How long have you worked in the Rhetoric and Writing Department and what classes do you teach?
I joined the department in Fall 2013, and I teach Online Writing Instruction certificate courses, rhetorical theory, creative nonfiction, and technical writing.
What attracted you to this program?
I knew of the UA Little Rock Department of Rhetoric and Writing since the early 2000s. The Department is well known as one of the first stand-alone writing programs in the country. When this job came open, I knew I had to apply. Working in a writing program that combines rhetoric, nonfiction, technical writing and editing was my dream. The PTW program has a robust history of excellence AND provides faculty space for innovation and creativity. You can’t beat that.
Do you have a favorite class or subject?
Well, I do love online writing instruction classes. Seeing graduate students turn great ideas into online classes never gets old. Teaching teachers is an awesome responsibility. And I work hard to make my classes innovative and relevant.
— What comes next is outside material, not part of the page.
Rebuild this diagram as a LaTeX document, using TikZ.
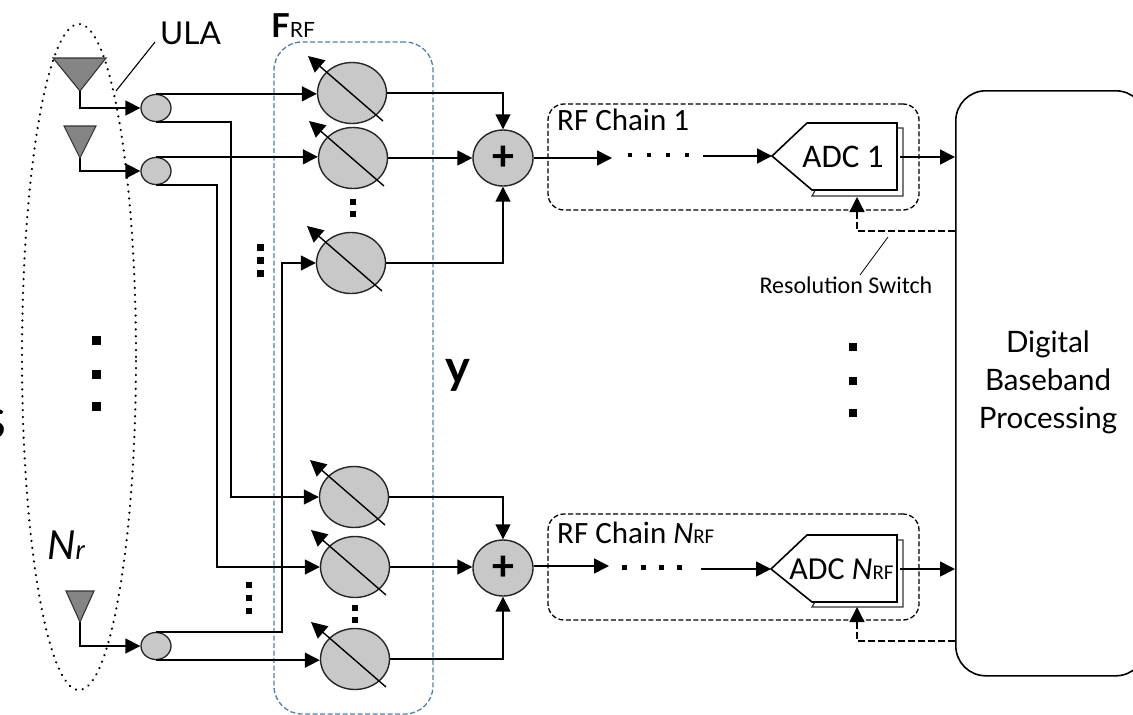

What hobbies/interest do you have outside of the classroom?
What? You’re supposed to have hobbies outside of the classroom? This is new to me. In my “spare” time, I play games with my kids (8 & 2.75), do yoga, and read books not related to online writing instruction (just kidding on that last one…I read books about OWI for fun).
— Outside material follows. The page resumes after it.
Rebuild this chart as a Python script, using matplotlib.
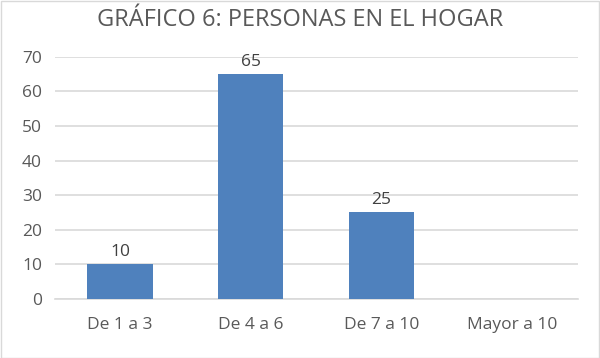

What’s a fun fact about yourself that your students or colleagues don’t know about you?
For a brief period in the early 1990s, I thought I might become a professional golfer.
What is your favorite quote from a writer?
Two: Norman Maclean and Annie Dillard.
Favorite passage from Maclean’s A River Runs Through It:
Once, for instance, my father asked me a series of questions that suddenly made me wonder whether I understood even my father whom I felt closer to than any man I have ever known. “You like to tell true stories, don’t you?” he asked, and I answered, “Yes, I like to tell stories that are true.”
Then he asked, “After you have finished your true stories sometime, why don’t you make up a story and the people to go with it?
“Only then will you understand what happened and why.”
“It is those we live with and love and should know who elude us.”
Favorite Annie Dillard passage from “Living Like Weasels:”
I think it would be well, and proper, and obedient, and pure, to grasp your one necessity and not let it go, to dangle from it limp wherever it takes you. Then even death, where you’re going no matter how you live, cannot you part. Seize it and let it seize you up aloft even, till your eyes burn out and drop; let your musky flesh fall off in shreds, and let your very bones unhinge and scatter, loosened over fields, over fields and woods, lightly, thoughtless, from any height at all, from as high as eagles.